This year, Teknoflor is partnering with The Kasigau Corridor Redd Project to support its mission to stop deforestation and help keep forests intact. Teknoflor provided the organization with 1,000 Verified Carbon Units (VCUs) for its second phase of the project – The Community Ranches.

The Kasigau Corridor REDD+ Project protects over 200,000 hectares of dryland forest with over 11,000 wild elephants that live in this ecosystem (2,000+ of those elephants call Rukinga their permanent home). The project provides social programs that impact over 116,000 local people and provides the local community of the Kasigau Corridor region with long-term jobs that replace unsustainable sources of income such as poaching, subsidence agriculture and illegal tree harvesting. In an area where wildlife and human survival were at odds, the project has created a market-driven solution to wildlife conservation through an expansive community-led, community-based conservation model, with profound and lasting impact.

Additionally, REDD+ projects empower forest communities by enabling them to build schools, develop jobs, and provide alternatives to the time-consuming task of firewood gathering for daily cooking, most of which falls on women and young girls.

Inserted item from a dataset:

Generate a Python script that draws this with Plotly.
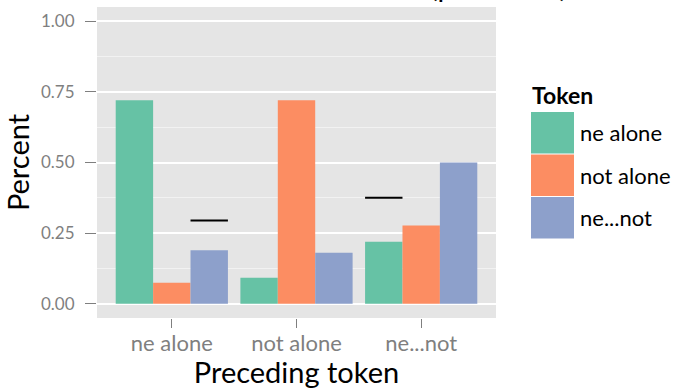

Deforestation is a triple threat because the trees can no longer store carbon, the felled forests release carbon dioxide themselves and what most often replaces the now-vanished forest, livestock and crops, generates massive amounts of even more greenhouse gases.

“Deforestation is responsible for about 11% of greenhouse gas emissions, and the IPCC has said that we cannot fight climate change without addressing the forest destruction and degradation,” said Ana Metaxas, sustainability specialist of HMTX Industries. “When we protect forests, we not only reduce greenhouse gas emissions, but also protect wildlife, biodiversity, endangered cultures, and help forest communities sustainably prosper by not resorting to slash and burn agriculture or driving them off their lands to extract resources. We’re very proud to be part of the reason these trees still stand.”